There is no majority opinion of the DGN so far. Most would probably agree that there is a risk of misdiagnosis - in both directions. We have patients with ME/CFS who are diagnosed with depression. They are then sent to an activating rehabilitation program in the assumption that warm baths and physiotherapy will get them better - and then they completely collapse. However, I suspect that even more people with an adjustment disorder, personality disorder or another mental illness are misdiagnosed with ME/CFS. If you tell them not to overexert themselves and do not offer psychotherapy, you are doing them just as much harm. That is the big problem: At the moment we are not really helping those who are suffering severely from ME/CFS - or those who wrongly believe that they have ME/CFS.
On behalf of the federal government, the Institute for Quality and Efficiency in Health Care (IQWiG) analyzed the knowledge on ME/CFS. It came to the conclusion that there is no evidence of the benefit of activating therapies, as they are often used in rehabilitation - but that a deterioration in the condition cannot be ruled out. Some therapists therefore demand: no rehabilitation if PEM is diagnosed. Do you agree?
If PEM can be objectified through behavioral observation and is not based exclusively on self-perception, I agree. Of course, the vivid individual cases of people who come out of rehabilitation in a wheelchair are anything but representative. But if PEM is clearly diagnosed, people cannot be forced into rehabilitation that relies on physical activation. Otherwise they will suffer a setback.
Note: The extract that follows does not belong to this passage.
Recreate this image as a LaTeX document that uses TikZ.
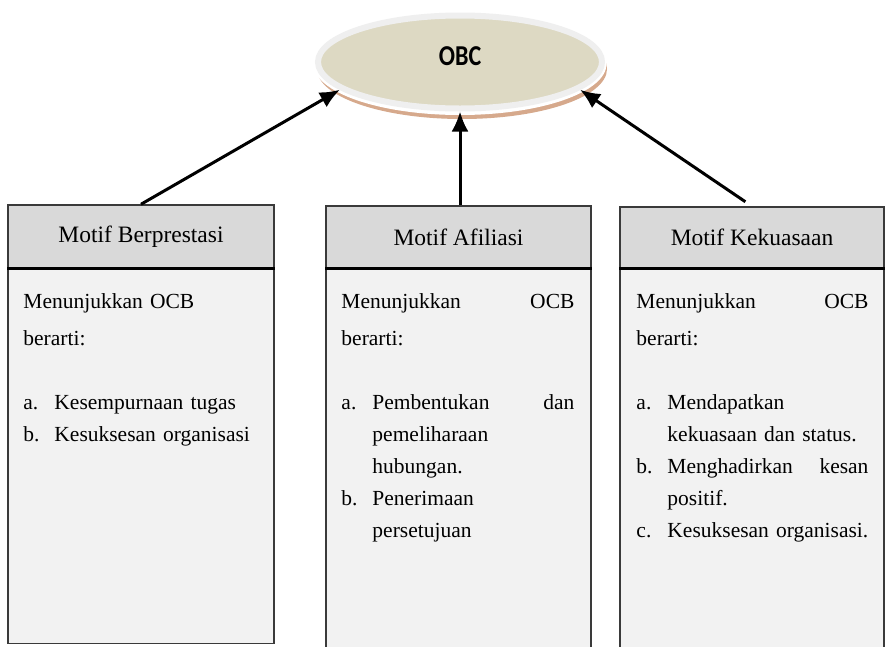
\documentclass[tikz,border=0pt]{standalone}
\usepackage{fontspec}
\setmainfont{Liberation Serif}
\newfontfamily\obcfont{Carlito}
\usepackage{tikz}
\usetikzlibrary{arrows.meta,positioning,shapes.geometric}

\definecolor{headgray}{HTML}{D9D9D9}
\definecolor{bodygray}{HTML}{F2F2F2}
\definecolor{boxline}{HTML}{3A3A3A}
\definecolor{ovalfill}{HTML}{DDD9C3}
\definecolor{ovalrim}{HTML}{EFEFEF}
\definecolor{ovalshade}{HTML}{D6A98C}

\begin{document}
\begin{tikzpicture}[x=1pt,y=-1pt,
        headbox/.style={draw=boxline,line width=1.5pt,fill=headgray,inner sep=0pt,font=\fontsize{23.5}{27}\selectfont},
        bodybox/.style={draw=boxline,line width=1.5pt,fill=bodygray,inner sep=0pt},
        bodytext/.style={inner sep=0pt,text width=234pt,align=left,font=\fontsize{21.5}{32}\selectfont},
        link/.style={line width=3pt,-{Latex[length=20pt,width=17pt]}}]
            \clip (0,0) rectangle (885,646);
            \fill[white] (0,0) rectangle (885,646);

            % oval at the top
            \fill[ovalshade] (462,69) ellipse [x radius=145, y radius=50];
            \fill[white] (460,64) ellipse [x radius=146.5, y radius=51];
            \node[ellipse,draw=ovalrim,line width=6pt,fill=ovalfill,minimum width=284pt,minimum height=93pt,inner sep=0pt] (obc) at (460,62) {};
            \node[font=\obcfont\bfseries\fontsize{24}{28}\selectfont] (obctext) at (460,56) {\scalebox{1}[1.2]{OBC}};

            % the three boxes
            \node[headbox,minimum width=266pt,minimum height=63pt] (hdleft) at (141,236.5) {Motif Berprestasi};
            \node[bodybox,minimum width=266pt,minimum height=374pt,below=0pt of hdleft] (bdleft) {};
            \draw[line width=3pt] (hdleft.south west) -- (hdleft.south east);

            \node[headbox,minimum width=265pt,minimum height=62pt] (hdmid) at (458.5,237) {Motif Afiliasi};
            \node[bodybox,minimum width=265pt,minimum height=420pt,below=0pt of hdmid] (bdmid) {};
            \draw[line width=3pt] (hdmid.south west) -- (hdmid.south east);

            \node[headbox,minimum width=264pt,minimum height=61pt] (hdright) at (752,237.5) {Motif Kekuasaan};
            \node[bodybox,minimum width=264pt,minimum height=420pt,below=0pt of hdright] (bdright) {};
            \draw[line width=3pt] (hdright.south west) -- (hdright.south east);

            % texts in the boxes
            \node[bodytext,below right=25pt and 16pt of bdleft.north west] (txleft) {%
                Menunjukkan OCB\\[5pt]
                berarti:\\[32pt]
                \makebox[31pt][l]{a.}Kesempurnaan tugas\\
                \makebox[31pt][l]{b.}Kesuksesan organisasi};
            \node[bodytext,text width=233pt,below right=25pt and 16pt of bdmid.north west] (txmid) {%
                Menunjukkan\hspace{\fill}OCB\\[5pt]
                berarti:\\[32pt]
                \makebox[31pt][l]{a.}Pembentukan\hspace{\fill}dan\\
                \hspace*{31pt}pemeliharaan\\
                \hspace*{31pt}hubungan.\\
                \makebox[31pt][l]{b.}Penerimaan\\
                \hspace*{31pt}persetujuan};
            \node[bodytext,text width=232pt,below right=25pt and 17pt of bdright.north west] (txright) {%
                Menunjukkan\hspace{\fill}OCB\\[5pt]
                berarti:\\[32pt]
                \makebox[31pt][l]{a.}Mendapatkan\\
                \hspace*{31pt}kekuasaan dan status.\\
                \makebox[31pt][l]{b.}Menghadirkan\hspace{\fill}kesan\\
                \hspace*{31pt}positif.\\
                \makebox[31pt][l]{c.}Kesuksesan organisasi.};

            % arrows
            \draw[link] (hdleft.north) -- (obc.193);
            \draw[link] (hdmid.north -| obc.south) -- (obc.south);
            \draw[link,shorten <=8pt] (hdright.north) -- (obc.-13);
        \end{tikzpicture}
\end{document}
Federal Health Minister Karl Lauterbach wants to make it easier for people with long-term Covid to access therapies that have so far only been sufficiently researched and approved for other diseases. Should there also be such an off-label list for people who have ME/CFS independently of corona?
That is a good idea - but it would be a Herculean task to compile the list. We just don't have the evidence yet. Of course, there are not only quacks who want to make money with expensive therapy offers, but also doctors who are convinced of experimental therapies for ME/CFS and report good experiences. But if their patients experience improvements, it is not possible to check whether these have occurred spontaneously or are due to therapy. What appears to help individuals cannot therefore be generalized without accepting that it may harm others. I fear that patients and doctors have to endure this dilemma. At the moment they can only try something out in specific constellations in individual cases. If you search the internet, you will find an endless number of tips for ME/CFS: cold showers - warm showers, eating this - definitely not that, dialysis, cortisone and much, much more. If there are so many different tips, unfortunately there is some evidence to suggest that none of them work in the long term.